SET EXERCISE: Return, exactly as written, the run of lines that begins at the line containing "Write the matplotlib code for this chart." and ends at the line containing "from matplotlib.lines import Line2D". Nothing outside that run belongs in the answer.

DATA FOR THE TASK:
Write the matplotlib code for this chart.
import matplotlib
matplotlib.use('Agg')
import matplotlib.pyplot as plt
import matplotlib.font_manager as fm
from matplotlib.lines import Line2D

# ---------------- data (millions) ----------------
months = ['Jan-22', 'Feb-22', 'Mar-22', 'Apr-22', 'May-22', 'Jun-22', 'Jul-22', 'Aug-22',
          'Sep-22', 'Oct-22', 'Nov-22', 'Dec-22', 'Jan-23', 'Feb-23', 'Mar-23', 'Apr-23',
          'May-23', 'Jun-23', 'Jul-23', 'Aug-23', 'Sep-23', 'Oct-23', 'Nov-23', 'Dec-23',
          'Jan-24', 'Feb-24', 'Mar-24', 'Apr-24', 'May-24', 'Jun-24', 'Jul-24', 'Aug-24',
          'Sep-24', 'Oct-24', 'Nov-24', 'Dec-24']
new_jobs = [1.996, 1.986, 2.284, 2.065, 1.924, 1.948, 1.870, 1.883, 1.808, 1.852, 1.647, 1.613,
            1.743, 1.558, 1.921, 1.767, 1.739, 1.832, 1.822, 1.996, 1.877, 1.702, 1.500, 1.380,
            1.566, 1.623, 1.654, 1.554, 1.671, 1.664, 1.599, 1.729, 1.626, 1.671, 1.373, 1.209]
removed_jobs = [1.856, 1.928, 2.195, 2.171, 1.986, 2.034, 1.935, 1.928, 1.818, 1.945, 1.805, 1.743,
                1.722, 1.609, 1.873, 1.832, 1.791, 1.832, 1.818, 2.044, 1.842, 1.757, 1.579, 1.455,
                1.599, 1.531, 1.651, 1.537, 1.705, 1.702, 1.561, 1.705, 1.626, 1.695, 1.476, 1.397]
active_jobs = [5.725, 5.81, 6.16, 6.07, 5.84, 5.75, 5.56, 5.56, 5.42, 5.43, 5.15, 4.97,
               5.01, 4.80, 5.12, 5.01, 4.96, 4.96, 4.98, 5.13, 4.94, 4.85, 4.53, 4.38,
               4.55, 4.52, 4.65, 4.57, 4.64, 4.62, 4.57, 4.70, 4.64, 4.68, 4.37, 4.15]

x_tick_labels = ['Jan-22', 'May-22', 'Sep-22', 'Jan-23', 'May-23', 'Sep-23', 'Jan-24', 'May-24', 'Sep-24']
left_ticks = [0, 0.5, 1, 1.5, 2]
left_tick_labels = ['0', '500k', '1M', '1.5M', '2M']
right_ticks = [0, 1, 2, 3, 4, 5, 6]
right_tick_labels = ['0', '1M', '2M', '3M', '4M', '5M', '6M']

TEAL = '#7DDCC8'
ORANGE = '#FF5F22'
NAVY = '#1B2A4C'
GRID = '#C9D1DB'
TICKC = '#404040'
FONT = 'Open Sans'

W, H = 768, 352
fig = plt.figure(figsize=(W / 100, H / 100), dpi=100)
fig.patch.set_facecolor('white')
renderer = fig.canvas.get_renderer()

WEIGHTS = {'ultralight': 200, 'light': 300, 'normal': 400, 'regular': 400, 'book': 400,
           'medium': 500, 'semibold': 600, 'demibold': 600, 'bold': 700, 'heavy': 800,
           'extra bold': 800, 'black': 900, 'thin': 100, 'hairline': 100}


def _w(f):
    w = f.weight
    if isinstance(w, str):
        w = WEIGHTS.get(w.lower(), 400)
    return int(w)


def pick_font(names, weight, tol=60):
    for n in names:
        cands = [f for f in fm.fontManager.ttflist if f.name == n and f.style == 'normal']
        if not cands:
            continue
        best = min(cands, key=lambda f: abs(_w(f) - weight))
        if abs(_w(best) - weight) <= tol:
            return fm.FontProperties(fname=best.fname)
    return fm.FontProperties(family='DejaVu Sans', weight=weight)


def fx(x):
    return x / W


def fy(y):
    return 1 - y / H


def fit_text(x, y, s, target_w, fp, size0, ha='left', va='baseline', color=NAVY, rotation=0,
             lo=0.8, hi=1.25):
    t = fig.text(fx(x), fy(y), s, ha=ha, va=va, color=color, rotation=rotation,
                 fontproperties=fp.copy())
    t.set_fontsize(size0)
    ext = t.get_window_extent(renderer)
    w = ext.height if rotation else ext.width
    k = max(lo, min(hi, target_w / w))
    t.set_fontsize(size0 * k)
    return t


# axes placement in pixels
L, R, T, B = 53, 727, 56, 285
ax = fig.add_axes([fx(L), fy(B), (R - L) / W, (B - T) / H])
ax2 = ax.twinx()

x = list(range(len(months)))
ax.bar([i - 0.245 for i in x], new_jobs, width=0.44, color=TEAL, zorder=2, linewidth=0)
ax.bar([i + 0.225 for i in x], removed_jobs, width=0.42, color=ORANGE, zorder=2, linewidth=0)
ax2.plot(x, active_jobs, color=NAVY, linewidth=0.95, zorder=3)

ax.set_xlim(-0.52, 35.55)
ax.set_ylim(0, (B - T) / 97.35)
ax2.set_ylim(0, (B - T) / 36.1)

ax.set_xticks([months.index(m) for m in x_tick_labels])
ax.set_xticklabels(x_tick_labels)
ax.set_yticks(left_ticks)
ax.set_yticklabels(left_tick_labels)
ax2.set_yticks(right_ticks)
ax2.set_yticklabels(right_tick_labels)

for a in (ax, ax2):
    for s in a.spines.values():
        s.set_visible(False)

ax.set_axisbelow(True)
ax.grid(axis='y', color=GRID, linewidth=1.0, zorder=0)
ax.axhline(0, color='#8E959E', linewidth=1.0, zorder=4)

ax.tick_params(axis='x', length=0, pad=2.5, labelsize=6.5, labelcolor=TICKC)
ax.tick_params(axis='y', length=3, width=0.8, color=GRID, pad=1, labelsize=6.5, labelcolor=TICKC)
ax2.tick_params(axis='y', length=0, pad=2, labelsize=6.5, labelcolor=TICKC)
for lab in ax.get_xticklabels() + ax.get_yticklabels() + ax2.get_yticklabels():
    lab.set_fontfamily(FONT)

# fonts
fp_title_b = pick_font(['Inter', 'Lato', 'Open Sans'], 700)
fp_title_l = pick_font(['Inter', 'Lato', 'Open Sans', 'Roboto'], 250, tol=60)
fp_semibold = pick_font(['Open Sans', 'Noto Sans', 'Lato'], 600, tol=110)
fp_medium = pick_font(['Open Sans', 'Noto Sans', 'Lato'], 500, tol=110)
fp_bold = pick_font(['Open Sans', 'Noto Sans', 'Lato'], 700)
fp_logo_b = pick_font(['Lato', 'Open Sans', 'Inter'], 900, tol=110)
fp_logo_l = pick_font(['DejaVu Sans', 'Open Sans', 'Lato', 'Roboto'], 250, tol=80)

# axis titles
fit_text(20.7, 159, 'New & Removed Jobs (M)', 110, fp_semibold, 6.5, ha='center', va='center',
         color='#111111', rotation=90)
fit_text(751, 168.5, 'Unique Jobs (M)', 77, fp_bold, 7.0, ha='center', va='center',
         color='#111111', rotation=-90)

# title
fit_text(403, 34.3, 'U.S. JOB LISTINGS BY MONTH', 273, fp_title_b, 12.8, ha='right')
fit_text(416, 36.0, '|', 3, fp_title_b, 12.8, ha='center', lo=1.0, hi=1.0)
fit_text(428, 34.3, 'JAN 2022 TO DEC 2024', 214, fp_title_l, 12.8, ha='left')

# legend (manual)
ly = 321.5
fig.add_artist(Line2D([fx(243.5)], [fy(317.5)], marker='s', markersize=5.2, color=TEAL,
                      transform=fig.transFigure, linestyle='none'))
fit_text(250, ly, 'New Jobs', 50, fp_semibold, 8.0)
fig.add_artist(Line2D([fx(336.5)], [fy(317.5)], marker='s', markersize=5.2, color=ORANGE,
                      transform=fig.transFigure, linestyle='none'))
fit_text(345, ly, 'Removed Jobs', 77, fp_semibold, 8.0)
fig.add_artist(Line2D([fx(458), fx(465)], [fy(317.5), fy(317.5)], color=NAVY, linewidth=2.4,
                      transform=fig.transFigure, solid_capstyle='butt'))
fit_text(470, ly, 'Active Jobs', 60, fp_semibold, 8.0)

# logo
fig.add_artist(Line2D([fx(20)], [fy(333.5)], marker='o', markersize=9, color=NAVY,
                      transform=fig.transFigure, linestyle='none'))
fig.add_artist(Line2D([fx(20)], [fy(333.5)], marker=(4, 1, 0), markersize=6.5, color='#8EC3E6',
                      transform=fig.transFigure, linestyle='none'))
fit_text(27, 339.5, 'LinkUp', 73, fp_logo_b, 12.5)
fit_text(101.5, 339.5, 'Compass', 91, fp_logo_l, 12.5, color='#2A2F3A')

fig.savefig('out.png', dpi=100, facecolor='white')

==

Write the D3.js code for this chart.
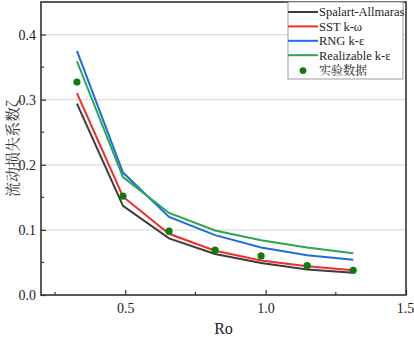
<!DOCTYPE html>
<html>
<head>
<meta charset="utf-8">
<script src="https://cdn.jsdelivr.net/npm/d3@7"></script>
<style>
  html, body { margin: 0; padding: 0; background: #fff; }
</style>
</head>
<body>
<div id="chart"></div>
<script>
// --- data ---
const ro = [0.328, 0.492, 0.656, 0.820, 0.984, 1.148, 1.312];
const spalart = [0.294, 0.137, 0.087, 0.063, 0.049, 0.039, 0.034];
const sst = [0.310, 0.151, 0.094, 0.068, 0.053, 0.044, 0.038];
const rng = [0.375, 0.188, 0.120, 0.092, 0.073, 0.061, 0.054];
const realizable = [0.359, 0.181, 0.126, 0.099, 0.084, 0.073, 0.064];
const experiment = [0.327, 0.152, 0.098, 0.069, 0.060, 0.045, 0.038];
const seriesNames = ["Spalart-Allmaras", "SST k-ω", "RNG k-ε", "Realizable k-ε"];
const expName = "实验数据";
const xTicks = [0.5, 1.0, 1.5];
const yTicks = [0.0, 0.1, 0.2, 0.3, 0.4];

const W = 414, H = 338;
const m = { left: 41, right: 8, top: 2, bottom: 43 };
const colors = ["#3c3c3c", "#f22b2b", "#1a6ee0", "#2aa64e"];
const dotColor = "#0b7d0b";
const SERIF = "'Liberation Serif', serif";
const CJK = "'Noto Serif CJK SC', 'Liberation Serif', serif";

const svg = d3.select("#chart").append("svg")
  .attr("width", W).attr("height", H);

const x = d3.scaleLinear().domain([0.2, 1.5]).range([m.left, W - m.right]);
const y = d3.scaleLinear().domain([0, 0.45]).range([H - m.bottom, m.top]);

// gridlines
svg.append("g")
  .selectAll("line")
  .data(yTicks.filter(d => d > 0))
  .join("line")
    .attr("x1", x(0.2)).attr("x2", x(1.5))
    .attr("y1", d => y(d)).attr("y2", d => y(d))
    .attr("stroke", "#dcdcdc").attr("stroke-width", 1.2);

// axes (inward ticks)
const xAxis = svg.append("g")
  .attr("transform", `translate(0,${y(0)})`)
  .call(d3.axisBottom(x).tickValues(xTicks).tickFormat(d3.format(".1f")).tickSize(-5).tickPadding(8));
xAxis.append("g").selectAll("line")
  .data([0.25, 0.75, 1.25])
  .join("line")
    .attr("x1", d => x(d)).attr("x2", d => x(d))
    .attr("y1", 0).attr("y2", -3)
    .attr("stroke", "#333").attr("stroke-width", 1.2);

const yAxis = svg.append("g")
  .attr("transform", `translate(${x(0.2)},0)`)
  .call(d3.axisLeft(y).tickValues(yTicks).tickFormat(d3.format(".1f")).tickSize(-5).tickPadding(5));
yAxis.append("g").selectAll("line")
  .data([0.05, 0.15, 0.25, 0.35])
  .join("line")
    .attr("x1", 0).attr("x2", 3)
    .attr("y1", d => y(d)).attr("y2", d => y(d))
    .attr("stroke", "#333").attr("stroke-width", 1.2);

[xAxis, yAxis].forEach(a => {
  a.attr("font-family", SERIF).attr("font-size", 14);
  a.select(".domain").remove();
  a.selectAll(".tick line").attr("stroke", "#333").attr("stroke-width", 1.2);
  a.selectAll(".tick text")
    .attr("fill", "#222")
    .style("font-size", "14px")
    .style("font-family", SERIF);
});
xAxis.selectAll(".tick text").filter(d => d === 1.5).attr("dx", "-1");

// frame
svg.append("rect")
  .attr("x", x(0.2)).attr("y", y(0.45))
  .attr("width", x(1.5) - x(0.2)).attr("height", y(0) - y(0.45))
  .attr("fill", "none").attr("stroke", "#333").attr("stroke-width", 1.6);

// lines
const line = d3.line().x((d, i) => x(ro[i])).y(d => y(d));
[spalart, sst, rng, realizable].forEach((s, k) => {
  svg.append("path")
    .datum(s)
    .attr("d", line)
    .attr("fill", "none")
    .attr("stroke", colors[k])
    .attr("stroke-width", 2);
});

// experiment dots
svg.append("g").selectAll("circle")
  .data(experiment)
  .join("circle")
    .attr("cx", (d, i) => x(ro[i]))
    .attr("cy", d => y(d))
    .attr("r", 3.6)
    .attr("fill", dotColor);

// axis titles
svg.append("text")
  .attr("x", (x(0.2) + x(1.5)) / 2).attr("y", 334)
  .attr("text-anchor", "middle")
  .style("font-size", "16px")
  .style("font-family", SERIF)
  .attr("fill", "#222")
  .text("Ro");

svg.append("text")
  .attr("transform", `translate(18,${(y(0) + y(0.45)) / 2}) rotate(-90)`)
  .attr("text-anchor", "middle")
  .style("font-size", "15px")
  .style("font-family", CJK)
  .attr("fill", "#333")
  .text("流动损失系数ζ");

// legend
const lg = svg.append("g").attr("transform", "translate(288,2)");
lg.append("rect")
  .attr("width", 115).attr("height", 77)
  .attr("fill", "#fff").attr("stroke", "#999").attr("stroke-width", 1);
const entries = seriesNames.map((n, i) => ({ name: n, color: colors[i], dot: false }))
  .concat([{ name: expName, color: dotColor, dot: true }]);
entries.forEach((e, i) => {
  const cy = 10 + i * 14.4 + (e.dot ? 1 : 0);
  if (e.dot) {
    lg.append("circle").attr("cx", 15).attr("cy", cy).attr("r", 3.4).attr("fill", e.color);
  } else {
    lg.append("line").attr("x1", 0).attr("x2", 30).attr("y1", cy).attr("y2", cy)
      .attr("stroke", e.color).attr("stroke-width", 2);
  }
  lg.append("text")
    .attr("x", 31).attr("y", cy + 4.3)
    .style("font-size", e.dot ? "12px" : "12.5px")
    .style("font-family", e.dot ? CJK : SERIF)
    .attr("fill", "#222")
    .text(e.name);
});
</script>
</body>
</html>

RESULT OF THIS TASK:
Write the matplotlib code for this chart.
import matplotlib
matplotlib.use('Agg')
import matplotlib.pyplot as plt
import matplotlib.font_manager as fm
from matplotlib.lines import Line2D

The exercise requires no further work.